Izabela Sadoveanu's preoccupation with early childhood education led her to explore the opportunities offered by radio, a new media at the time: she produced and voiced one of Radio România's first-ever thematic broadcasts, the 1929 Ora Copiilor ("Children's Hour"). Also in 1929, she contributed the preface to an essay by writers R. Catarg and I. C. Chiriacescu, Femeia în epoca nouă a omenirii ("Woman in the New Era of Mankind"). Her tract on Romanian education policies, titled Educația nouă ("The New Education"), saw print the next year.

Sadoveanu and Alexandrina Cantacuzino were reconciled by May 1933, when they were AECPFR delegates to Constanța city, paying homage to the Dobrujan wing of the women's emancipation movement. In later years, Sadoveanu wrote more positively of Cantacuzino, noting her role in propagating the feminist ideal and her participation with the International Council of Women.

Throughout the 1920s and '30s, Sadoveanu-Evan contributed to the left-wing dailies Adevărul and Dimineața (briefly managed by Mihail Sadoveanu), as well as to Adevăruls cultural supplement Adevărul Literar și Artistic. She was originally a columnist for Dimineața, with Pagina femeii ("The Woman's Page"); at the same time, Viața Românească serialized her biographic series Profiluri feminine ("Feminine Profiles"), later taken up by Adevărul Literar și Artistic. The latter also published her April 1928 interview with writer Sylvia Stevenson, on the state of English literature, discussing authors from Virginia Woolf to John Galsworthy (a preoccupation which resurfaced in Sadoveanu's articles as late as 1937). Sadoveanu's work for Adevărul itself originally included a series of her essays on English writers.

Among her other works of literary criticism which saw print with Adevărul Literar și Artistic was a 1930 study of Ibrăileanu's literature, in which she defended her mentor's writing style (proposing that it only seemed "rough" because it sought to be anti-rhetorical). She also alleged that, as a very young man, Ibrăileanu had been in love with her sister Adela (the argument, according to which Adela is the mysterious "Estella" in Ibrăileanu's autobiographical notes, was judged unconvincing by historian Anais Nersesïan). The same paper also published her biographical sketches and recollections about two personal acquaintances from the socialist and Poporanist scene of the fin de siècle: Anton "Tony" Bacalbașa, "Gheorghe din Moldova" Kernbach. She was also contributing to the provincial press: in 1934, her piece "How to Create a Reading Public" ran in the Ploiești paper Gazeta Cărților.

===Final years===
After witnessing the impact of fascist movements on Europe's societies, Sadoveanu-Evan combined her feminist stance with the cause of anti-fascism. Together with actress Lucia Sturdza Bulandra, she was active within Frontul Feminin (Feminine Front), an organism designed to defend women's rights against the far right threat, and presided upon by Nădejde. According to researcher Ștefania Mihalache, the Front, which was created in 1936 and soon after published a manifesto, had a Marxist bias, centered on "the woman's right to work". Sadoveanu's made trips abroad, and attended, in Paris, the exhibit marking the 50 years since the Symbolist Manifesto.
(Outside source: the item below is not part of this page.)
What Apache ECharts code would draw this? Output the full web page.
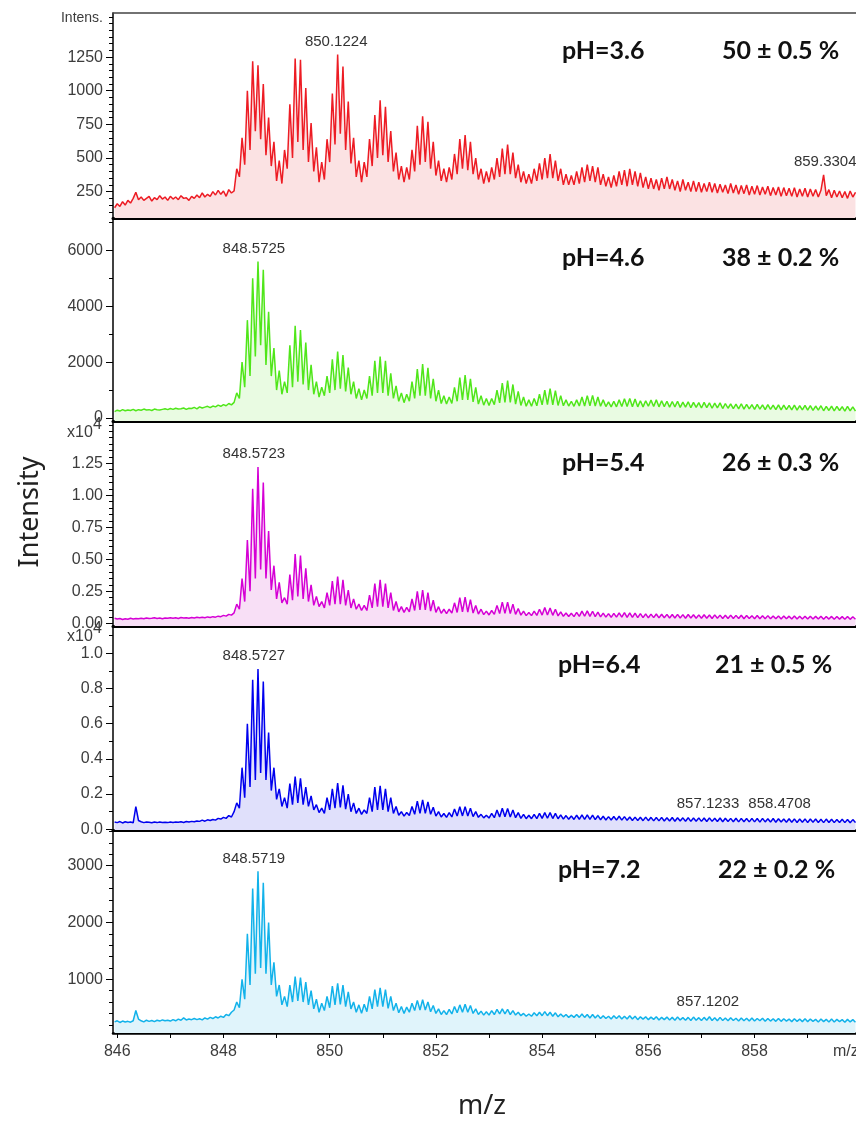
<!DOCTYPE html>
<html><head><meta charset="utf-8">
<script src="https://cdn.jsdelivr.net/npm/echarts@6/dist/echarts.min.js"></script>
<style>html,body{margin:0;padding:0;background:#fff}#c{width:856px;height:1123px}</style>
</head><body><div id="c"></div>
<script>
// m/z sampling grid: first point and spacing of the values below
const MZ_START = 845.95, MZ_STEP = 0.05;

// pH 3.6 spectrum (intensity)
const ph36 = [
130,160,140,175,150,185,165,200,245,190,
210,185,200,215,180,205,190,220,195,210,
185,215,195,210,190,220,200,205,185,215,
200,225,205,240,210,230,215,250,225,260,
230,255,215,265,240,255,420,360,650,450,
1000,560,1220,700,1190,640,1050,520,800,440,
620,330,480,310,560,420,900,500,1240,620,
1230,560,1020,470,760,400,580,320,470,340,
640,470,980,600,1270,680,1180,560,920,460,
650,360,480,320,470,360,640,440,820,500,
930,520,880,470,700,400,540,340,440,320,
430,340,560,400,740,450,810,470,770,420,
620,370,480,330,420,320,430,340,530,380,
640,420,670,410,620,380,500,340,420,310,
400,320,430,340,500,360,570,380,600,380,
540,350,450,320,400,310,380,310,420,330,
460,340,500,350,530,350,480,330,420,300,
380,300,370,300,400,310,430,320,450,330,
440,320,430,300,380,290,360,280,370,290,
400,300,410,290,420,300,400,290,390,280,
360,270,350,270,340,260,350,270,360,270,
340,260,330,250,340,260,320,250,330,250,
320,245,310,250,320,245,310,240,305,245,
300,235,310,240,300,230,295,235,300,225,
290,230,295,225,285,230,290,220,280,225,
285,215,280,220,275,215,280,210,270,215,
275,210,270,215,265,210,260,375,220,265,
205,260,210,255,205,250,200,255,210,245];

// pH 4.6 spectrum
const ph46 = [
230,280,250,300,260,290,270,310,260,300,
280,320,290,300,270,320,300,290,310,330,
300,340,310,350,320,330,360,310,350,340,
380,330,400,360,390,420,370,430,400,460,
420,480,440,520,470,560,900,700,2000,1100,
3500,1500,5000,2200,5600,2600,5300,1900,3800,1500,
2500,1000,1700,850,1300,900,2600,1100,3300,1300,
3150,1200,2700,1000,1900,850,1300,750,1100,800,
1500,900,2100,1000,2380,1050,2250,950,1800,850,
1300,700,1050,650,1000,700,1500,800,2050,900,
2200,900,2050,800,1600,700,1150,600,900,550,
850,600,1300,700,1750,800,1930,800,1800,700,
1400,600,1000,520,800,500,750,520,1100,600,
1450,650,1540,650,1400,580,1100,500,800,460,
700,450,700,480,1000,540,1250,560,1340,560,
1200,500,950,450,750,420,650,420,700,440,
850,470,1000,480,1050,470,980,450,800,440,
650,430,600,420,650,430,750,430,800,440,
810,430,750,420,650,410,580,400,600,400,
650,410,690,410,700,400,680,400,620,400,
620,420,640,410,650,400,620,410,600,390,
590,400,600,380,570,390,580,370,560,380,
550,360,560,370,540,350,530,360,540,340,
520,350,510,340,500,330,510,320,490,330,
480,310,490,320,470,300,480,310,460,300,
470,290,460,300,450,290,460,280,440,290,
450,280,440,270,430,280,440,260,420,270,
430,260,420,270,410,250,420,260,400,250];

// pH 5.4 spectrum
const ph54 = [
400,330,380,300,360,320,390,340,370,350,
400,350,420,370,390,430,380,410,360,420,
390,440,400,430,380,450,410,440,400,460,
420,470,440,480,430,500,460,520,480,560,
520,620,560,700,640,820,1500,1100,3500,1700,
6500,2500,10500,3500,12200,4200,11000,3500,7200,2600,
4500,1900,3200,1600,2000,1500,3800,1800,5400,2100,
5300,1900,4300,1700,3000,1400,2100,1300,1700,1200,
2400,1400,3300,1500,3650,1500,3400,1400,2600,1200,
1900,1100,1500,1000,1400,1000,2200,1200,3100,1300,
3400,1300,3100,1200,2400,1000,1700,900,1300,850,
1250,900,1900,1000,2500,1050,2600,1050,2400,950,
1800,850,1300,780,1100,750,1100,800,1600,850,
2000,900,2050,880,1850,800,1400,720,1100,680,
950,650,1000,700,1400,760,1650,780,1660,760,
1500,700,1150,640,950,600,850,600,950,620,
1100,640,1230,650,1200,620,1100,580,900,550,
800,530,780,520,850,540,950,550,970,540,
940,520,880,500,800,480,760,470,780,480,
820,480,830,470,820,460,800,450,760,440,
740,430,720,440,730,420,710,430,700,420,
690,410,700,420,680,400,690,410,670,400,
660,390,670,400,650,380,660,390,640,380,
630,370,640,380,620,370,630,360,610,370,
600,360,610,350,590,360,600,350,580,350,
580,340,570,350,560,340,570,330,550,340,
560,330,550,340,540,330,550,320,530,330,
540,320,530,330,520,320,530,310,510,320];

// pH 6.4 spectrum
const ph64 = [
420,380,440,360,430,390,410,370,1290,500,
430,380,420,400,370,410,380,420,390,400,
380,420,390,410,400,430,390,440,410,450,
430,470,450,520,460,540,500,560,520,620,
580,680,620,780,700,1000,1500,1200,3500,1800,
6000,2400,8500,2800,9100,3200,8400,2800,5500,2200,
3500,1700,2300,1300,1800,1200,2600,1400,3000,1500,
2900,1400,2400,1300,1900,1100,1400,950,1200,900,
1800,1100,2300,1200,2630,1250,2500,1150,2000,1000,
1500,900,1200,850,1100,900,1800,1000,2400,1100,
2470,1100,2300,1000,1800,900,1300,800,1000,750,
950,780,1300,850,1600,900,1670,900,1550,850,
1250,750,1000,700,900,680,950,700,1150,750,
1280,760,1290,750,1200,720,1000,680,850,650,
800,640,900,660,1100,700,1200,710,1180,700,
1100,660,950,620,850,600,800,600,850,610,
900,620,950,630,950,610,900,600,820,580,
780,570,760,560,800,570,820,570,820,560,
800,550,770,540,740,530,720,530,730,520,
740,520,720,510,700,500,690,500,680,490,
690,490,680,480,670,480,680,470,660,470,
670,460,660,470,650,460,660,450,640,460,
650,450,640,440,650,450,630,440,640,430,
630,440,620,430,630,420,620,430,610,420,
620,420,610,410,620,420,600,410,610,400,
600,410,590,400,600,400,590,390,580,400,
590,390,580,400,580,390,570,380,580,390,
570,380,560,390,570,380,560,370,550,380];

// pH 7.2 spectrum
const ph72 = [
250,270,240,265,250,260,245,270,450,300,
270,250,280,260,275,255,280,265,285,270,
280,265,290,270,300,280,320,285,300,290,
310,290,305,285,320,300,330,310,340,320,
350,330,380,360,420,460,600,500,1000,650,
1800,900,2600,1100,2900,1200,2700,1100,2000,900,
1300,700,900,550,700,520,900,600,1050,620,
1030,600,950,550,800,480,650,420,580,450,
700,500,880,550,930,560,900,520,780,480,
600,420,550,400,560,430,700,480,820,520,
850,520,820,490,700,450,580,410,520,400,
510,420,580,450,630,460,640,460,600,430,
540,400,480,380,450,380,470,390,520,410,
550,420,560,420,540,400,480,380,440,370,
430,370,450,380,470,390,480,390,470,380,
450,370,420,360,400,350,390,350,410,360,
420,360,430,360,420,350,410,340,390,340,
380,330,370,330,380,330,390,330,380,320,
380,320,370,310,360,310,350,300,360,310,
360,300,350,300,360,300,350,290,340,300,
340,290,335,295,340,285,330,290,335,285,
330,280,335,285,325,280,330,275,335,280,
325,275,330,280,340,275,325,270,330,275,
320,270,325,275,315,265,320,270,315,265,
320,265,310,270,315,260,310,265,305,260,
310,260,305,265,300,255,305,260,300,255,
305,255,300,260,295,250,300,255,295,250,
300,250,295,255,290,245,295,250,290,245];

// peak annotations: [label m/z, intensity at label]
const peaks36 = [[850.1224, 1270], [859.3304, 375]];
const peaks46 = [[848.5725, 5600]];
const peaks54 = [[848.5723, 12200]];
const peaks64 = [[848.5727, 9100], [857.1233, 700], [858.4708, 700]];
const peaks72 = [[848.5719, 2900], [857.1202, 380]];

// axis ticks
const xTicks = [846,847,848,849,850,851,852,853,854,855,856,857,858,859];
const xLabels = [846,848,850,852,854,856,858];
const yLabels36 = [250,500,750,1000,1250];
const yLabels46 = [0,2000,4000,6000];
const yLabels54 = [0,2500,5000,7500,10000,12500];
const yLabels64 = [0,2000,4000,6000,8000,10000];
const yLabels72 = [1000,2000,3000];

const phTexts = ['pH=3.6','pH=4.6','pH=5.4','pH=6.4','pH=7.2'];
const pctTexts = ['50 ± 0.5 %','38 ± 0.2 %','26 ± 0.3 %','21 ± 0.5 %','22 ± 0.2 %'];

function range(a, b, s) { const r = []; for (let v = a; v <= b + 1e-9; v += s) r.push(Math.round(v * 1000) / 1000); return r; }

const X_MIN = 845.92, X_MAX = 859.91;
const TICK_FONT = 'Liberation Sans';
const LABEL_COLOR = '#3c3c3c';

const panels = [
  {data: ph36, color:'#ed1c24', fill:'#fbe2e3', min:54, max:1578, labels:yLabels36, minor:range(100,1550,50), fmt:v=>String(v), top:13, height:205, peaks:peaks36, phX:562, pctX:722, textY:51},
  {data: ph46, color:'#50e61a', fill:'#e9fbe2', min:-106, max:7153, labels:yLabels46, minor:range(0,7000,1000), fmt:v=>String(v), top:218, height:203, peaks:peaks46, phX:562, pctX:722, textY:258},
  {data: ph54, color:'#d500d5', fill:'#f8dff6', min:-210, max:15800, labels:yLabels54, minor:range(0,15500,500), fmt:v=>(v/10000).toFixed(2), top:421, height:205, peaks:peaks54, phX:562, pctX:722, textY:463},
  {data: ph64, color:'#0000ee', fill:'#e0e0fb', min:-40, max:11550, labels:yLabels64, minor:range(0,11000,1000), fmt:v=>(v/10000).toFixed(1), top:626, height:204, peaks:peaks64, phX:558, pctX:715, textY:665},
  {data: ph72, color:'#12b2ea', fill:'#e0f4fb', min:55, max:3628, labels:yLabels72, minor:range(200,3600,200), fmt:v=>String(v), top:830, height:203, peaks:peaks72, phX:558, pctX:718, textY:870}
];

const grid = [], xAxis = [], yAxis = [], series = [], graphic = [];
panels.forEach((p, k) => {
  grid.push({left:113, right:0, top:p.top, height:p.height, containLabel:false});
  const last = k === panels.length - 1;
  xAxis.push({
    type:'value', gridIndex:k, min:X_MIN, max:X_MAX, position:'bottom',
    axisLine:{show:true, onZero:false, lineStyle:{color:'#000', width: last ? 2.5 : 3}},
    axisTick: last ? {show:true, customValues:xTicks, length:5, lineStyle:{color:'#000', width:1}} : {show:false},
    axisLabel: last ? {show:true, customValues:xLabels, margin:11, fontSize:16, fontFamily:TICK_FONT, color:LABEL_COLOR} : {show:false},
    splitLine:{show:false}
  });
  yAxis.push({
    type:'value', gridIndex:k, min:p.min, max:p.max, position:'left',
    axisLine:{show:true, onZero:false, lineStyle:{color:'#000', width:1.5}},
    axisTick:{show:true, customValues:p.labels, length:7, lineStyle:{color:'#000', width:1}},
    axisLabel:{show:true, customValues:p.labels, formatter:p.fmt, margin:10, fontSize:16, fontFamily:TICK_FONT, color:LABEL_COLOR},
    splitLine:{show:false}
  });
  yAxis.push({
    type:'value', gridIndex:k, min:p.min, max:p.max, position:'left',
    axisLine:{show:false, onZero:false},
    axisTick:{show:true, customValues:p.minor, length:4, lineStyle:{color:'#000', width:1}},
    axisLabel:{show:false}, splitLine:{show:false}
  });
  series.push({
    type:'line', xAxisIndex:k, yAxisIndex:2*k, symbol:'none', showSymbol:false, sampling:null,
    data: p.data.map((v, i) => [Math.round((MZ_START + i * MZ_STEP) * 100) / 100, v]),
    lineStyle:{color:p.color, width:1.5},
    areaStyle:{color:p.fill, origin:'start', opacity:1},
    clip:true, z:2,
    markPoint:{
      symbol:'circle', symbolSize:1, itemStyle:{color:'rgba(0,0,0,0)'},
      label:{show:true, position:'top', distance:5, color:'#333', fontSize:15, fontFamily:TICK_FONT, formatter:q=>q.name},
      data: p.peaks.map(pk => ({name: pk[0].toFixed(4), coord:[pk[0], pk[1]]}))
    }
  });
  graphic.push({type:'text', x:p.phX, y:p.textY, style:{text:phTexts[k], fontSize:25, fontWeight:'bold', fontFamily:'Lato', fill:'#111', verticalAlign:'middle', align:'left'}});
  graphic.push({type:'text', x:p.pctX, y:p.textY, style:{text:pctTexts[k], fontSize:25, fontWeight:'bold', fontFamily:'Lato', fill:'#111', verticalAlign:'middle', align:'left'}});
});
// top frame line of the first panel
xAxis.push({type:'value', gridIndex:0, min:X_MIN, max:X_MAX, position:'top',
  axisLine:{show:true, onZero:false, lineStyle:{color:'#444', width:1.5}}, axisTick:{show:false}, axisLabel:{show:false}, splitLine:{show:false}});

graphic.push({type:'text', x:103, y:18, style:{text:'Intens.', fontSize:14, fontFamily:TICK_FONT, fill:LABEL_COLOR, align:'right', verticalAlign:'middle'}});
graphic.push({type:'text', x:67, y:433, style:{text:'x10', fontSize:16, fontFamily:TICK_FONT, fill:LABEL_COLOR, align:'left', verticalAlign:'middle'}});
graphic.push({type:'text', x:93, y:425, style:{text:'4', fontSize:16, fontFamily:TICK_FONT, fill:LABEL_COLOR, align:'left', verticalAlign:'middle'}});
graphic.push({type:'text', x:67, y:637, style:{text:'x10', fontSize:16, fontFamily:TICK_FONT, fill:LABEL_COLOR, align:'left', verticalAlign:'middle'}});
graphic.push({type:'text', x:93, y:629, style:{text:'4', fontSize:16, fontFamily:TICK_FONT, fill:LABEL_COLOR, align:'left', verticalAlign:'middle'}});
graphic.push({type:'text', x:833, y:1052, style:{text:'m/z', fontSize:16, fontFamily:TICK_FONT, fill:LABEL_COLOR, align:'left', verticalAlign:'middle'}});
graphic.push({type:'text', x:30, y:512, rotation:Math.PI/2, style:{text:'Intensity', fontSize:27, fontFamily:'Noto Sans', fill:'#222', align:'center', verticalAlign:'middle'}});
graphic.push({type:'text', x:482, y:1106, style:{text:'m/z', fontSize:27, fontFamily:'Noto Sans', fill:'#222', align:'center', verticalAlign:'middle'}});

const chart = echarts.init(document.getElementById('c'), null, {renderer:'canvas'});
chart.setOption({animation:false, backgroundColor:'#fff', grid, xAxis, yAxis, series, graphic});
</script></body></html>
During 1937, probably on Sadoveanu-Evan's request, Adevărul began publishing a special second-page column titled Femeile între ele ("Women amongst Themselves"), which included contributions from herself and her colleagues in the feminist movement, Papadat-Bengescu (who may have inspired the column's title) and Nădejde. They were joined by several consecrated or aspiring women writers, among them: Ticu Archip, Lucia Demetrius, Claudia Millian, Sanda Movilă, Profira Sadoveanu (Izabela's niece), Valeria Mitru (future wife of Mihail Sadoveanu), Coca Farago (daughter of poet Elena Farago) and Sorana Țopa (the actress wife of philosopher Mircea Eliade). Izabela Sadoveanu's own pieces for Femeile între ele included an overview of the suffragette movement and a positive report about the Soroptimist International, whose self-help ideas she tried to popularize in Romania, and a sarcastic reply to Archip's strong-voiced antifeminist stance. Also in 1937, Adevărul published her homage to French socialist and pacifist Jean Jaurès, who had fallen victim to nationalists shortly after the outbreak of World War I. A year later, she withdrew from teaching with a state pension, and dedicated her energy to editorial work for Adevărul Literar și Artistic, before the entire Adevărul family of papers were banned by King Carol II's authoritarian regime. In 1939, the Transylvanian left-wing magazine Societatea de Mâine published her short history of Romanian feminist organizations.

==Legacy==
According to George Călinescu, Izabela Sadoveanu was a prototype of the "cerebral woman" in local letters. She is mentioned, as Sidonia Alexe, in În preajma revoluției ("On the Eve of the Revolution") a 1930s novel and hidden memoir by Constantin Stere, former member of the Viața Românească circle (Mihail Sadoveanu is also a character of the book, hidden under the name Nicolae Pădureanu).

An eponymous monograph on Izabela Sadoveanu-Evanu was published by Editura Didactică și Pedagogică, in 1970; her own work of memoirs, Sufletul altor generații, was included in a 1980 Editura Eminescu anthology, covering mainly the autobiographic texts of folklorist Aristița Avramescu. Twenty years later, critic Margareta Feraru revisited her entire work, republishing two volumes of her magazine essays, as Cărți și idei ("Books and Ideas"). Commenting on this critical edition, Cornelia Ștefănescu made note of Sadoveanu's "daring critical spirit, her unwavering virtues and merits as a researcher, the mobility of her thought over the spheres of ideology, literature, arts and education". In 2007, Paul Cernat wrote that Sadoveanu was "unfairly ignored nowadays".